For professional services firms a well-defined AR process can significantly reduce administrative effort while strengthening client relationships. By implementing clear billing policies, monitoring key AR metrics, automating repetitive workflows, and integrating your CRM, practice management, and accounting systems, you can transform accounts receivable from a reactive back-office function into a strategic driver of financial performance.
Nablasol helps firms streamline their entire accounts receivable lifecycle. Whether you’re looking to reduce DSO, improve collections, or build a more scalable billing process, our experts can help you implement a solution tailored to your business.
Talk to our team today to discover how AR automation can improve cash flow, reduce manual effort, and accelerate collections across your organization.
FAQ
What are the most important AR management KPIs?
The core metrics are Days Sales Outstanding (DSO), Collection Effectiveness Index (CEI), AR Turnover Ratio, Average Days Delinquent (ADD), and AR aging. Tracked together, they show both how fast you collect and where collection risk is concentrated.
How is accounts receivable management different for law, tax, or accounting firms?
Professional services firms bill against matters, retainers, and engagement letters rather than invoices for goods.

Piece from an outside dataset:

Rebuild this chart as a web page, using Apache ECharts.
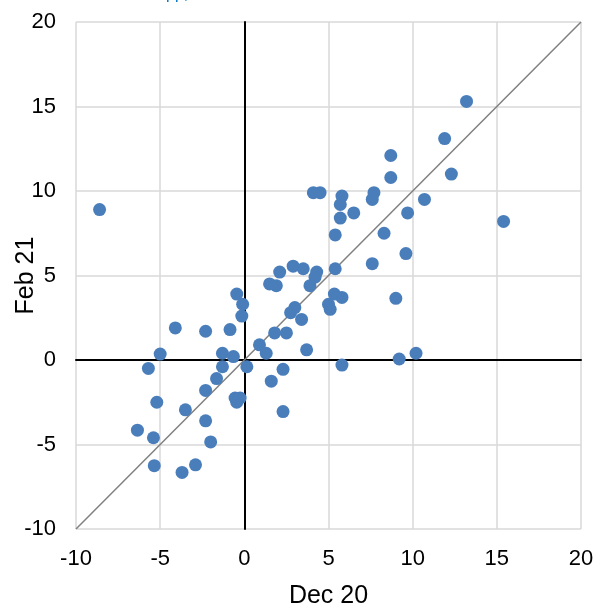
<!DOCTYPE html>
<html>
<head>
<meta charset="utf-8">
<script src="https://cdn.jsdelivr.net/npm/echarts@6/dist/echarts.min.js"></script>
<style>html,body{margin:0;padding:0;background:#fff;}#c{width:604px;height:608px;}</style>
</head>
<body>
<div id="c"></div>
<script>
const decX = [-8.6,13.2,11.9,12.3,15.4,8.7,8.7,4.1,4.5,5.8,5.7,7.7,7.6,10.7,9.7,6.5,5.7,8.3,5.4,9.6,7.6,3.5,5.4,4.3,4.2,3.9,5.35,5.8,5.0,5.1,9.0,3.4,3.7,9.2,10.2,5.8,-0.45,-0.1,-0.15,1.5,1.9,3.0,2.75,-4.1,-2.3,-0.85,1.8,2.5,-5.0,-1.3,-0.65,0.9,1.3,-5.7,0.15,-1.3,2.3,-1.65,1.6,-2.3,-5.2,-3.5,-0.55,-0.25,-0.45,2.3,-2.3,-6.35,-5.4,-2.0,-5.35,-3.7,-2.9,2.1,2.9];
const febY = [8.9,15.3,13.1,11.0,8.2,12.1,10.8,9.9,9.9,9.7,9.2,9.9,9.5,9.5,8.7,8.7,8.4,7.5,7.4,6.3,5.7,5.4,5.4,5.2,4.9,4.4,3.9,3.7,3.3,3.0,3.65,2.4,0.6,0.06,0.4,-0.3,3.9,3.3,2.6,4.5,4.4,3.1,2.8,1.9,1.7,1.8,1.6,1.6,0.35,0.4,0.2,0.9,0.4,-0.5,-0.4,-0.4,-0.55,-1.1,-1.25,-1.8,-2.5,-2.95,-2.25,-2.25,-2.5,-3.05,-3.6,-4.15,-4.6,-4.85,-6.25,-6.65,-6.2,5.2,5.55];
const diagX = [-10, 20];
const diagY = [-10, 20];
const xAxisName = 'Dec 20';
const yAxisName = 'Feb 21';

const FONT = "'Liberation Sans', Arial, sans-serif";
const chart = echarts.init(document.getElementById('c'));
chart.setOption({
  animation: false,
  backgroundColor: '#fff',
  graphic: [{
    type: 'text', left: 166, top: -13,
    style: { text: 'pp,', fill: '#0070c0', font: "16px 'Liberation Sans', Arial" }
  }],
  grid: { left: 76, right: 23, top: 22, bottom: 79, containLabel: false, outerBoundsMode: 'none' },
  xAxis: {
    type: 'value', min: -10, max: 20, interval: 5,
    name: xAxisName, nameLocation: 'middle', nameGap: 67, nameMoveOverlap: false,
    nameTextStyle: { fontFamily: FONT, fontSize: 25, color: '#000', verticalAlign: 'middle' },
    axisLine: { show: true, onZero: true, lineStyle: { color: '#000', width: 2 } },
    axisTick: { show: false },
    axisLabel: { fontFamily: FONT, fontSize: 22, color: '#000', margin: 19 },
    splitLine: { show: true, lineStyle: { color: '#d9d9d9', width: 1.5 } }
  },
  yAxis: {
    type: 'value', min: -10, max: 20, interval: 5,
    name: yAxisName, nameLocation: 'middle', nameGap: 50, nameRotate: 90, nameMoveOverlap: false,
    nameTextStyle: { fontFamily: FONT, fontSize: 25, color: '#000', verticalAlign: 'middle' },
    axisLine: { show: true, onZero: true, lineStyle: { color: '#000', width: 2 } },
    axisTick: { show: false },
    axisLabel: { fontFamily: FONT, fontSize: 22, color: '#000', margin: 20 },
    splitLine: { show: true, lineStyle: { color: '#d9d9d9', width: 1.5 } }
  },
  series: [
    {
      type: 'line', data: diagX.map((x, i) => [x, diagY[i]]),
      showSymbol: false, symbol: 'none', silent: true,
      lineStyle: { color: '#808080', width: 1.5 }, z: 2
    },
    {
      type: 'scatter', data: decX.map((x, i) => [x, febY[i]]),
      symbolSize: 13, itemStyle: { color: '#4a7ebb', opacity: 1 }, z: 3
    }
  ]
});
</script>
</body>
</html>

AR management has to account for trust accounting rules, multiple open balances per client, and the relationship sensitivity of collecting from someone you also advise.
How does automation reduce DSO?
Automation removes the manual steps that slow collections down: reminders trigger on schedule instead of when someone remembers, payments match to the correct invoice or matter automatically, and aging reports update in real time so overdue accounts get flagged immediately instead of at month-end.